Copper has a wide range of uses in electronics, infrastructure, and energy technologies. The red metal is virtually everywhere, from the wires in our devices to the buildings we live in.
However, copper’s medicinal applications, which go back thousands of years, aren’t as widespread in the modern world.
In this infographic from our sponsor Trilogy Metals, we explore copper’s ability to fight bacteria and its expanding role in modern healthcare.
Dr. Copper: How Copper Fights Germs
Copper is naturally antimicrobial, and ancient civilizations recognized this property. The Egyptian Smith Papyrus recorded copper’s first medical use thousands of years ago. Since then, several generations have passed down their knowledge about copper’s medicinal uses.
But how does copper kill germs?
According to the Copper Development Association, copper surfaces affect bacteria in a series of sequential steps:
#1: Breaching the Cell
Every bacterium’s outer cell membrane is characterized by an electrical micro-current, known as the “transmembrane potential”. It is suspected that when a bacterium is exposed to a copper surface, it leads to a short-circuiting of the current in the cell membrane, which weakens the membrane and creates holes.
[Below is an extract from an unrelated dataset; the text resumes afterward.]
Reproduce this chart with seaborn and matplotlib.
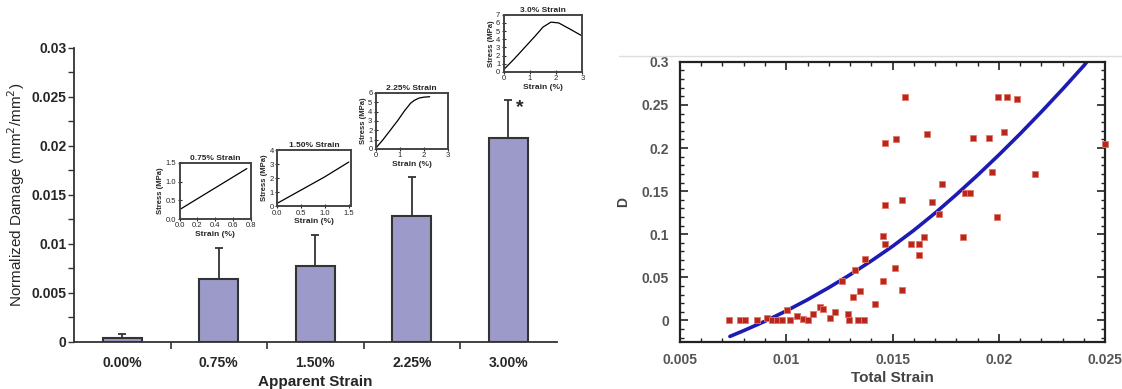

Localized oxidation is another mechanism by which copper breaches bacterial cells. This occurs when a copper ion comes into contact with a protein or fatty acid from the bacterium’s cell membrane in the presence of oxygen, which causes oxidative damage to the cell membrane.
#2: Disrupting Cell Function
Once copper breaches the cell membrane, essential nutrients start leaking out of the cell. Simultaneously, an increasing number of copper ions enter the cell and obstruct essential metabolic activity. This reaction is catalyzed by enzymes, and as excess copper binds to the enzymes, their activity grinds to a halt.
#3: Eliminating the Germ
With an overwhelming amount of copper ions obstructing the bacterium’s metabolism, it cannot “breathe”, “eat”, or “create energy”, which effectively eliminates the bacterium.
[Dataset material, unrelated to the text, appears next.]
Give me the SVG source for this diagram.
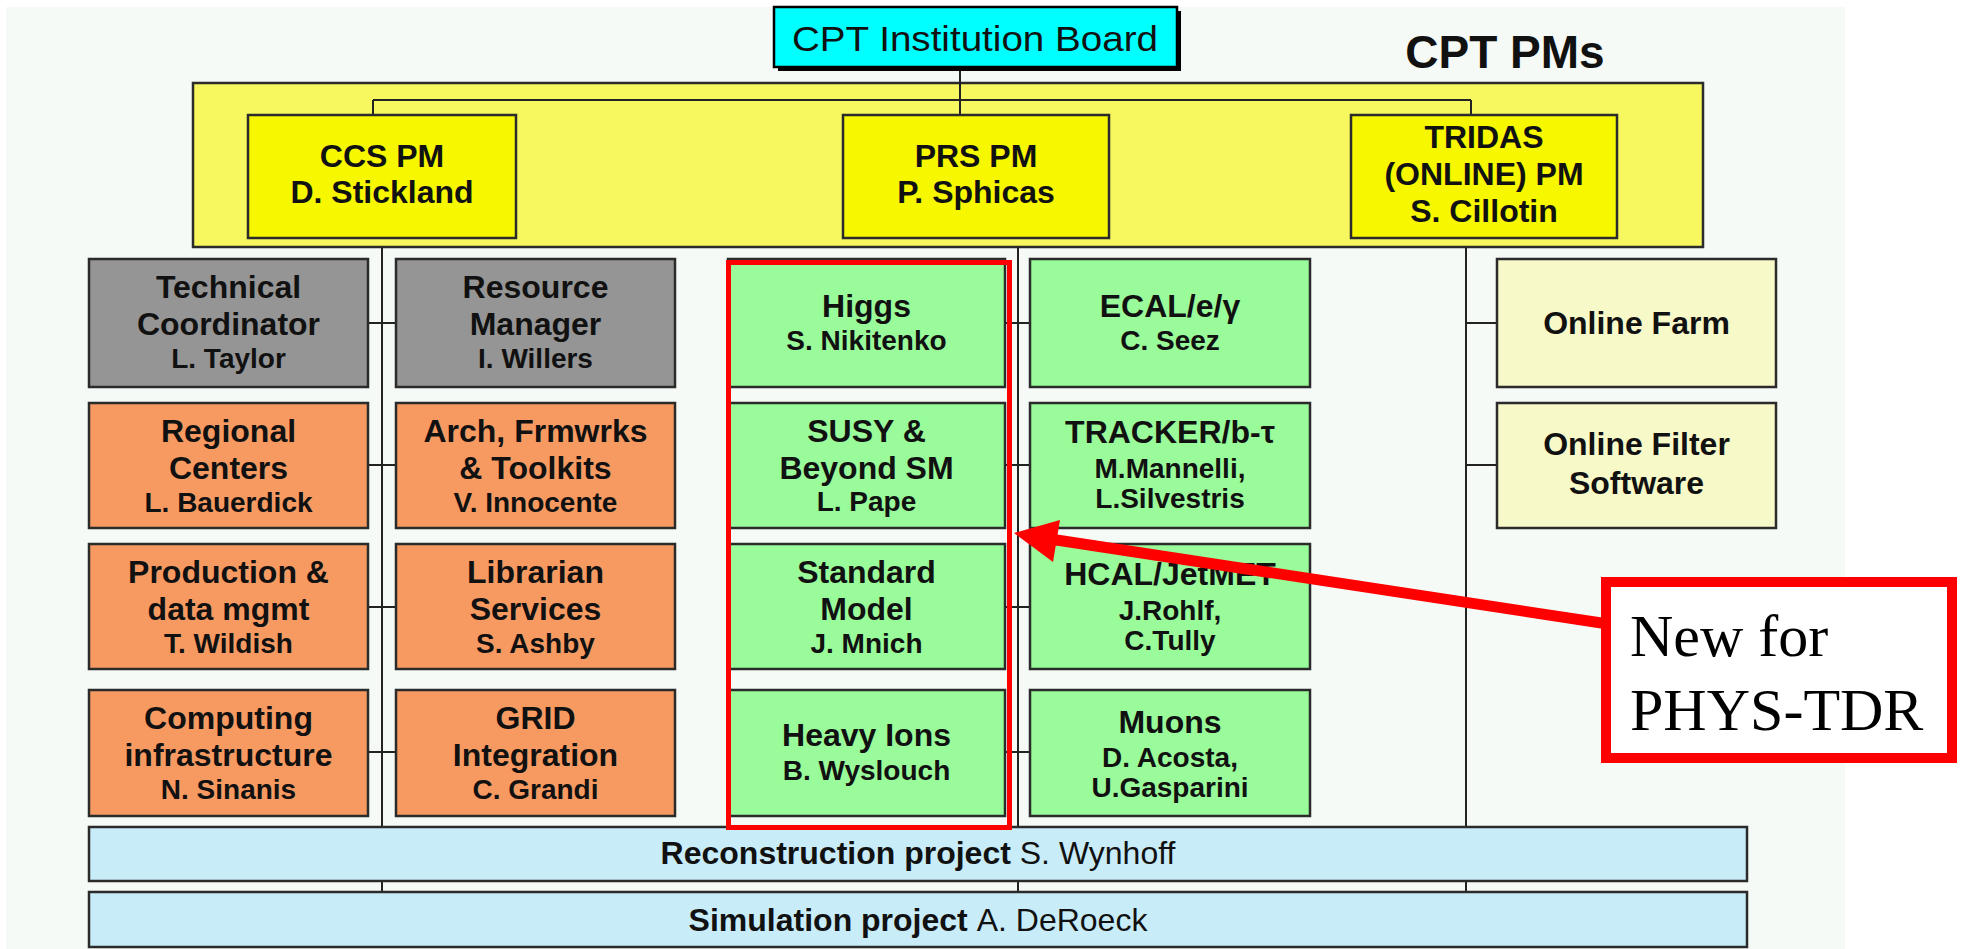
<svg xmlns="http://www.w3.org/2000/svg" width="1961" height="949" viewBox="0 0 1961 949">
<style>
.box{stroke:#2b2b2b;stroke-width:2.5}
.gray{fill:#959595}
.orange{fill:#f79a62}
.green{fill:#99fb99}
.blue{fill:#c8ecf8}
.pale{fill:#f8f9c8}
.pm{fill:#f7f700}
.t{font-family:"Liberation Sans",Arial,sans-serif;font-weight:bold;font-size:32px;text-anchor:middle;fill:#111}
.n{font-size:28px}
.c{stroke:#222;stroke-width:2;fill:none}
.r{font-weight:normal}
</style>
<rect x="0" y="0" width="1961" height="949" fill="#ffffff"/>
<rect x="6" y="7" width="1839" height="942" fill="#f5faf6"/>

<g id="pm-frame">
<rect x="193" y="83" width="1510" height="164" fill="#f7f760" class="box"/>
<text x="1505" y="68" class="t" style="font-size:46px">CPT PMs</text>
</g>

<g id="connectors">
<line class="c" x1="960" y1="68" x2="960" y2="115"/>
<line class="c" x1="373" y1="100" x2="1471" y2="100"/>
<line class="c" x1="373" y1="100" x2="373" y2="115"/>
<line class="c" x1="1471" y1="100" x2="1471" y2="115"/>
<line class="c" x1="382" y1="247" x2="382" y2="893"/>
<line class="c" x1="1018" y1="247" x2="1018" y2="893"/>
<line class="c" x1="1466" y1="247" x2="1466" y2="893"/>
<line class="c" x1="368" y1="323" x2="396" y2="323"/>
<line class="c" x1="368" y1="465" x2="396" y2="465"/>
<line class="c" x1="368" y1="607" x2="396" y2="607"/>
<line class="c" x1="368" y1="752" x2="396" y2="752"/>
<line class="c" x1="1005" y1="323" x2="1030" y2="323"/>
<line class="c" x1="1005" y1="465" x2="1030" y2="465"/>
<line class="c" x1="1005" y1="607" x2="1030" y2="607"/>
<line class="c" x1="1005" y1="752" x2="1030" y2="752"/>
<line class="c" x1="1466" y1="323" x2="1497" y2="323"/>
<line class="c" x1="1466" y1="465" x2="1497" y2="465"/>
</g>

<g id="board">
<rect x="778" y="11" width="403" height="60" fill="#000"/>
<rect x="774" y="7" width="403" height="60" fill="#00ffff" stroke="#000" stroke-width="2.5"/>
<text x="975" y="51" class="t r" style="font-size:35px" textLength="366" lengthAdjust="spacingAndGlyphs">CPT Institution Board</text>
</g>

<g id="ccs-pm">
<rect x="248" y="115" width="268" height="123" class="box pm"/>
<text x="382" y="167" class="t">CCS PM</text>
<text x="382" y="203" class="t">D. Stickland</text>
</g>
<g id="prs-pm">
<rect x="843" y="115" width="266" height="123" class="box pm"/>
<text x="976" y="167" class="t">PRS PM</text>
<text x="976" y="203" class="t">P. Sphicas</text>
</g>
<g id="tridas-pm">
<rect x="1351" y="115" width="266" height="123" class="box pm"/>
<text x="1484" y="148" class="t">TRIDAS</text>
<text x="1484" y="185" class="t">(ONLINE) PM</text>
<text x="1484" y="222" class="t">S. Cillotin</text>
</g>

<g id="tech-coord">
<rect x="89" y="259" width="279" height="128" class="box gray"/>
<text x="228.5" y="298" class="t">Technical</text>
<text x="228.5" y="335" class="t">Coordinator</text>
<text x="228.5" y="368" class="t n">L. Taylor</text>
</g>
<g id="resource-mgr">
<rect x="396" y="259" width="279" height="128" class="box gray"/>
<text x="535.5" y="298" class="t">Resource</text>
<text x="535.5" y="335" class="t">Manager</text>
<text x="535.5" y="368" class="t n">I. Willers</text>
</g>
<g id="regional">
<rect x="89" y="403" width="279" height="125" class="box orange"/>
<text x="228.5" y="442" class="t">Regional</text>
<text x="228.5" y="479" class="t">Centers</text>
<text x="228.5" y="512" class="t n">L. Bauerdick</text>
</g>
<g id="arch">
<rect x="396" y="403" width="279" height="125" class="box orange"/>
<text x="535.5" y="442" class="t">Arch, Frmwrks</text>
<text x="535.5" y="479" class="t">&amp; Toolkits</text>
<text x="535.5" y="512" class="t n">V. Innocente</text>
</g>
<g id="production">
<rect x="89" y="544" width="279" height="125" class="box orange"/>
<text x="228.5" y="583" class="t">Production &amp;</text>
<text x="228.5" y="620" class="t">data mgmt</text>
<text x="228.5" y="653" class="t n">T. Wildish</text>
</g>
<g id="librarian">
<rect x="396" y="544" width="279" height="125" class="box orange"/>
<text x="535.5" y="583" class="t">Librarian</text>
<text x="535.5" y="620" class="t">Services</text>
<text x="535.5" y="653" class="t n">S. Ashby</text>
</g>
<g id="computing">
<rect x="89" y="690" width="279" height="126" class="box orange"/>
<text x="228.5" y="729" class="t">Computing</text>
<text x="228.5" y="766" class="t">infrastructure</text>
<text x="228.5" y="799" class="t n">N. Sinanis</text>
</g>
<g id="grid">
<rect x="396" y="690" width="279" height="126" class="box orange"/>
<text x="535.5" y="729" class="t">GRID</text>
<text x="535.5" y="766" class="t">Integration</text>
<text x="535.5" y="799" class="t n">C. Grandi</text>
</g>

<g id="higgs">
<rect x="728" y="259" width="277" height="128" class="box green"/>
<text x="866.5" y="317" class="t">Higgs</text>
<text x="866.5" y="350" class="t n">S. Nikitenko</text>
</g>
<g id="susy">
<rect x="728" y="403" width="277" height="125" class="box green"/>
<text x="866.5" y="442" class="t">SUSY &amp;</text>
<text x="866.5" y="479" class="t">Beyond SM</text>
<text x="866.5" y="511" class="t n">L. Pape</text>
</g>
<g id="standard-model">
<rect x="728" y="544" width="277" height="125" class="box green"/>
<text x="866.5" y="583" class="t">Standard</text>
<text x="866.5" y="620" class="t">Model</text>
<text x="866.5" y="653" class="t n">J. Mnich</text>
</g>
<g id="heavy-ions">
<rect x="728" y="690" width="277" height="126" class="box green"/>
<text x="866.5" y="746" class="t">Heavy Ions</text>
<text x="866.5" y="780" class="t n">B. Wyslouch</text>
</g>

<g id="ecal">
<rect x="1030" y="259" width="280" height="128" class="box green"/>
<text x="1170" y="317" class="t">ECAL/e/γ</text>
<text x="1170" y="350" class="t n">C. Seez</text>
</g>
<g id="tracker">
<rect x="1030" y="403" width="280" height="125" class="box green"/>
<text x="1170" y="443" class="t">TRACKER/b-τ</text>
<text x="1170" y="478" class="t n">M.Mannelli,</text>
<text x="1170" y="508" class="t n">L.Silvestris</text>
</g>
<g id="hcal">
<rect x="1030" y="544" width="280" height="125" class="box green"/>
<text x="1170" y="585" class="t">HCAL/JetMET</text>
<text x="1170" y="620" class="t n">J.Rohlf,</text>
<text x="1170" y="650" class="t n">C.Tully</text>
</g>
<g id="muons">
<rect x="1030" y="690" width="280" height="126" class="box green"/>
<text x="1170" y="733" class="t">Muons</text>
<text x="1170" y="767" class="t n">D. Acosta,</text>
<text x="1170" y="797" class="t n">U.Gasparini</text>
</g>

<g id="online-farm">
<rect x="1497" y="259" width="279" height="128" class="box pale"/>
<text x="1636.5" y="334" class="t">Online Farm</text>
</g>
<g id="online-filter">
<rect x="1497" y="403" width="279" height="125" class="box pale"/>
<text x="1636.5" y="455" class="t">Online Filter</text>
<text x="1636.5" y="494" class="t">Software</text>
</g>

<g id="reconstruction">
<rect x="89" y="827" width="1658" height="54" class="box blue"/>
<text x="918" y="864" class="t">Reconstruction project <tspan class="r">S. Wynhoff</tspan></text>
</g>
<g id="simulation">
<rect x="89" y="892" width="1658" height="55" class="box blue"/>
<text x="918" y="931" class="t">Simulation project <tspan class="r">A. DeRoeck</tspan></text>
</g>

<g id="phys-highlight">
<rect x="728.5" y="262.5" width="281" height="565" fill="none" stroke="#ff0000" stroke-width="5"/>
</g>

<g id="annotation-arrow">
<line x1="1050" y1="539" x2="1608" y2="624" stroke="#ff0000" stroke-width="11"/>
<polygon points="1014,533 1060,520 1053,562" fill="#ff0000"/>
</g>

<g id="note">
<rect x="1606" y="582" width="346" height="176" fill="#ffffff" stroke="#ff0000" stroke-width="10"/>
<text x="1630" y="656" font-family="'Liberation Serif','Times New Roman',serif" font-size="60" fill="#000">New for</text>
<text x="1630" y="730" font-family="'Liberation Serif','Times New Roman',serif" font-size="60" fill="#000">PHYS-TDR</text>
</g>
</svg>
Over 500 antimicrobial copper alloys are registered with the U.S. Environmental Protection Agency (EPA). This means that antimicrobial copper alloys passed the EPA’s performance standard for antimicrobial efficacy of solid touch surfaces, and it’s safe to say that antimicrobial copper kills 99.9% of certain bacteria within two hours. But this does not tell the full story.
The true value of antimicrobial copper lies in its ability to kill bacteria continuously after repeated contamination events. This means that antimicrobial copper provides continuous protection against bacteria without wearing out.
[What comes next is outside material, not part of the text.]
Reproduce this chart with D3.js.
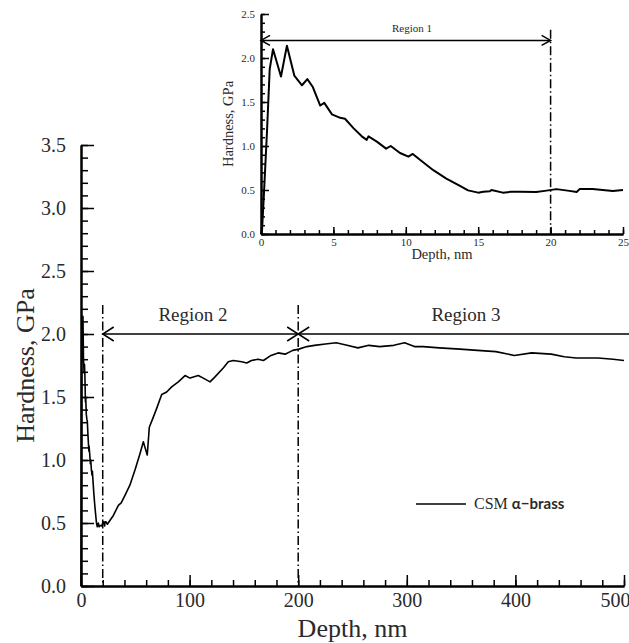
<!DOCTYPE html>
<html>
<head>
<meta charset="utf-8">
<script src="https://cdn.jsdelivr.net/npm/d3@7"></script>
<style>
  body { margin: 0; background: #fff; }
  svg text { font-family: "Liberation Serif", "Times New Roman", serif; fill: #2a2a2a; }
  .axis .domain { stroke: #000; stroke-width: 2; }
  .axis line { stroke: #000; stroke-width: 1.5; }
</style>
</head>
<body>
<div id="chart"></div>
<script>
// depth (nm) and hardness (GPa)
var depthNm = [0, 0.07, 0.18, 0.41, 0.6, 0.83, 1.38, 1.79, 2.3, 2.83, 3.2, 3.58, 4.09, 4.37, 4.9, 5.47, 5.8,
  6.4, 6.96, 7.3, 7.42, 8.0, 8.64, 8.96, 9.6, 10.18, 10.48, 11.0, 11.9, 12.8, 13.74, 14.3, 15.0, 15.35,
  15.8, 15.92, 16.7, 17.3, 17.9, 19.0, 19.6, 20.4, 21.3, 21.8, 22.0, 22.9, 23.6, 24.3, 25.0,
  29.8, 34.4, 37, 40.5, 45, 49.7, 54.3, 57.4, 58.9, 61, 62.9, 66.6, 69.7, 74.3, 78.9, 83.5, 89.6,
  95.8, 100.4, 108, 112.6, 118.8, 123.4, 131, 135.6, 140.2, 148, 152.6, 157, 163, 168, 175, 181.5, 188, 195,
  200.6, 208, 215, 225, 235, 245, 255, 265, 275, 288, 298, 307, 315, 330, 349, 365, 382, 399, 415, 433, 445, 456, 476, 490, 500];
var hardnessGPa = [0, 0.04, 0.38, 1.15, 1.87, 2.1, 1.79, 2.14, 1.8, 1.69, 1.76, 1.67, 1.46, 1.49, 1.36, 1.32, 1.31,
  1.2, 1.11, 1.07, 1.11, 1.05, 0.97, 1.0, 0.92, 0.88, 0.91, 0.84, 0.725, 0.63, 0.546, 0.496, 0.47, 0.48,
  0.485, 0.5, 0.47, 0.48, 0.48, 0.477, 0.49, 0.51, 0.49, 0.477, 0.51, 0.51, 0.5, 0.49, 0.5,
  0.56, 0.64, 0.66, 0.72, 0.8, 0.92, 1.05, 1.145, 1.1, 1.04, 1.26, 1.34, 1.41, 1.52, 1.54, 1.58, 1.62,
  1.67, 1.65, 1.67, 1.65, 1.62, 1.66, 1.73, 1.78, 1.79, 1.78, 1.77, 1.79, 1.80, 1.79, 1.83, 1.85, 1.84, 1.87,
  1.88, 1.90, 1.91, 1.92, 1.93, 1.91, 1.89, 1.91, 1.90, 1.91, 1.93, 1.90, 1.90, 1.89, 1.88, 1.87, 1.86, 1.83, 1.85, 1.84, 1.82, 1.81, 1.81, 1.80, 1.79];

var mainXTicks = [0, 100, 200, 300, 400, 500];
var mainYTicks = [0, 0.5, 1.0, 1.5, 2.0, 2.5, 3.0, 3.5];
var insetXTicks = [0, 5, 10, 15, 20, 25];
var insetYTicks = [0, 0.5, 1.0, 1.5, 2.0, 2.5];

// regions: [from, to] in nm, arrow level in GPa
var region1 = {label: "Region 1", from: 0, to: 20, level: 2.2};
var region2 = {label: "Region 2", from: 20, to: 200, level: 2.0};
var region3 = {label: "Region 3", from: 200, to: 540, level: 2.0};
var legendLabel = ["CSM ", "\u03b1\u2212brass"];

var points = depthNm.map(function(d, i){ return {x: d, y: hardnessGPa[i]}; });

var svg = d3.select("#chart").append("svg")
  .attr("width", 629).attr("height", 643);

function range(a, b, s){
  var out = [];
  for (var v = a; v <= b + 1e-9; v += s) out.push(+v.toFixed(3));
  return out;
}

function dashDot(g, x, yTop, yBot){
  g.append("line")
    .attr("x1", x).attr("x2", x).attr("y1", yTop).attr("y2", yBot)
    .attr("stroke", "#000").attr("stroke-width", 1.5)
    .attr("stroke-dasharray", "9,3,1.5,3");
}

function arrowHead(g, x, y, dir, len, half){
  g.append("path")
    .attr("d", "M" + (x + dir*len) + "," + (y - half) + "L" + x + "," + y + "L" + (x + dir*len) + "," + (y + half))
    .attr("fill", "none").attr("stroke", "#000").attr("stroke-width", 1.5);
}

// ---------- main chart ----------
var x = d3.scaleLinear().domain([0, 500]).range([81, 624]);
var y = d3.scaleLinear().domain([0, 3.5]).range([586, 145]);

var main = svg.append("g");

main.append("g").attr("class", "axis")
  .attr("transform", "translate(0,586)")
  .call(d3.axisBottom(x).tickValues(range(0, 500, 20)).tickFormat("").tickSize(-6).tickSizeOuter(0));
main.append("g").attr("class", "axis")
  .attr("transform", "translate(0,586)")
  .call(d3.axisBottom(x).tickValues(mainXTicks).tickSize(-11).tickSizeOuter(0).tickPadding(7))
  .selectAll("text").style("font-size", "20px")
  .attr("x", function(d){ return d === 500 ? -9 : 0; });

main.append("g").attr("class", "axis")
  .attr("transform", "translate(81,0)")
  .call(d3.axisLeft(y).tickValues(range(0, 3.5, 0.1)).tickFormat("").tickSize(-7).tickSizeOuter(0));
main.append("g").attr("class", "axis")
  .attr("transform", "translate(81,0)")
  .call(d3.axisLeft(y).tickValues(mainYTicks).tickFormat(d3.format(".1f")).tickSize(-13).tickSizeOuter(0).tickPadding(15))
  .selectAll("text").style("font-size", "20px");

main.selectAll(".axis text").attr("font-family", "Liberation Serif").attr("fill", "#333");

main.append("text")
  .attr("x", (x(0) + x(500)) / 2).attr("y", 637)
  .attr("text-anchor", "middle").style("font-size", "26px")
  .text("Depth, nm");
main.append("text")
  .attr("transform", "translate(34," + ((y(0) + y(3.5)) / 2) + ") rotate(-90)")
  .attr("text-anchor", "middle").style("font-size", "26px")
  .text("Hardness, GPa");

// region markers
dashDot(main, x(region2.from), 305, 586);
dashDot(main, x(region2.to), 305, 586);

var ry = y(region2.level);
main.append("line")
  .attr("x1", x(region2.from)).attr("x2", 629).attr("y1", ry).attr("y2", ry)
  .attr("stroke", "#000").attr("stroke-width", 1.5);
arrowHead(main, x(region2.from), ry, 1, 11, 7);
arrowHead(main, x(region2.to), ry, -1, 11, 7);
arrowHead(main, x(region3.from), ry, 1, 11, 7);

main.append("text")
  .attr("x", 193).attr("y", 321).attr("text-anchor", "middle")
  .style("font-size", "19px").text(region2.label);
main.append("text")
  .attr("x", 466).attr("y", 321).attr("text-anchor", "middle")
  .style("font-size", "19px").text(region3.label);

var mainLine = d3.line().x(function(d){ return x(d.x); }).y(function(d){ return y(d.y); });
main.append("path")
  .datum(points)
  .attr("d", mainLine)
  .attr("fill", "none").attr("stroke", "#000").attr("stroke-width", 1.6)
  .attr("stroke-linejoin", "round");

// legend
main.append("line")
  .attr("x1", 416).attr("x2", 466).attr("y1", 504).attr("y2", 504)
  .attr("stroke", "#000").attr("stroke-width", 1.6);
var leg = main.append("text").attr("x", 474).attr("y", 509).style("font-size", "16px");
leg.append("tspan").text(legendLabel[0]);
leg.append("tspan").style("font-family", "Lato, sans-serif")
  .style("font-weight", "bold").style("font-size", "15px").text(legendLabel[1]);

// ---------- inset ----------
var ix = d3.scaleLinear().domain([0, 25]).range([261, 623]);
var iy = d3.scaleLinear().domain([0, 2.5]).range([234, 14]);

var inset = svg.append("g");

inset.append("g").attr("class", "axis")
  .attr("transform", "translate(0,234)")
  .call(d3.axisBottom(ix).tickValues(range(0, 25, 1)).tickFormat("").tickSize(-4).tickSizeOuter(0));
inset.append("g").attr("class", "axis")
  .attr("transform", "translate(0,234)")
  .call(d3.axisBottom(ix).tickValues(insetXTicks).tickFormat(d3.format("d")).tickSize(-7).tickSizeOuter(0).tickPadding(4))
  .selectAll("text").style("font-size", "11px");

inset.append("g").attr("class", "axis")
  .attr("transform", "translate(261,0)")
  .call(d3.axisLeft(iy).tickValues(range(0, 2.5, 0.1)).tickFormat("").tickSize(-4).tickSizeOuter(0));
inset.append("g").attr("class", "axis")
  .attr("transform", "translate(261,0)")
  .call(d3.axisLeft(iy).tickValues(insetYTicks).tickFormat(d3.format(".1f")).tickSize(-8).tickSizeOuter(0).tickPadding(6))
  .selectAll("text").style("font-size", "11px");

inset.selectAll(".axis text").attr("font-family", "Liberation Serif").attr("fill", "#444");

inset.append("text")
  .attr("x", (ix(0) + ix(25)) / 2).attr("y", 259)
  .attr("text-anchor", "middle").style("font-size", "14.5px").attr("fill", "#333")
  .text("Depth, nm");
inset.append("text")
  .attr("transform", "translate(233," + ((iy(0) + iy(2.5)) / 2) + ") rotate(-90)")
  .attr("text-anchor", "middle").style("font-size", "14.5px").attr("fill", "#333")
  .text("Hardness, GPa");

dashDot(inset, ix(region1.to), iy(2.32), 234);
var r1y = iy(region1.level);
inset.append("line")
  .attr("x1", ix(region1.from)).attr("x2", ix(region1.to)).attr("y1", r1y).attr("y2", r1y)
  .attr("stroke", "#000").attr("stroke-width", 1.5);
arrowHead(inset, ix(region1.from), r1y, 1, 9, 5);
arrowHead(inset, ix(region1.to), r1y, -1, 9, 5);
inset.append("text")
  .attr("x", 412).attr("y", 32).attr("text-anchor", "middle")
  .style("font-size", "11px").attr("fill", "#333").text(region1.label);

var insetPts = points.filter(function(d){ return d.x <= 25; });
var insetLine = d3.line().x(function(d){ return ix(d.x); }).y(function(d){ return iy(d.y); });
inset.append("path")
  .datum(insetPts)
  .attr("d", insetLine)
  .attr("fill", "none").attr("stroke", "#000").attr("stroke-width", 2)
  .attr("stroke-linejoin", "round");
</script>
</body>
</html>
However, the EPA notes that the use of a copper surface is not a substitute for standard infection control practices, and copper alloys do not necessarily prevent cross-contamination. Hence, users must continue to follow current infection control practices, including cleaning and disinfection of environmental surfaces.
Copper vs. COVID-19
High-touch surfaces play a major role in spreading COVID-19, and copper can help stop the spread.
According to a study from the New England Journal of Medicine, the SARS-CoV-2 virus can live up to three days on plastics, compared to four hours on copper surfaces. Additionally, based on testing against harder-to-kill viruses, the EPA expects antimicrobial copper surfaces to eliminate 99.9% of SARS-CoV-2 within two hours.
Copper’s ability to fight bacteria and germs enables antimicrobial applications across several industries.
The Applications of Antimicrobial Copper
From healthcare to transportation, virtually every sector can improve hygiene by installing antimicrobial copper on high-touch surfaces.
For example, a trial by TransLink, Teck Resources Ltd., and Vancouver Coastal Health found that copper kills up to 99.9% of bacteria on high-touch surfaces in public transit vehicles. This suggests that simply installing antimicrobial copper on handrails, door handles, and poles can provide people additional protection against germs.
In addition, copper can make for a highly effective antimicrobial surface in healthcare settings where the risk of infection is higher. A study by Schmidt et al., published in the Applied and Environmental Microbiology Journal, found that hospital beds with copper surfaces harbored 95% fewer bacteria than conventional beds.
Furthermore, sports facilities, airports, and restaurants have also made use of antimicrobial copper as a protective layer. As more industries recognize copper’s antimicrobial properties, its applications will likely continue to grow.
A New Meaning for Dr. Copper?
Thousands of years after the Ancient Egyptians, Greeks, and Romans, copper’s medicinal properties are resurfacing.
With rising awareness around hygiene practices, especially in healthcare settings, the market for antimicrobial coatings is expanding. Given copper’s effectiveness in eliminating harmful bacteria, the term “Doctor Copper” may find a new meaning as its antimicrobial uses grow.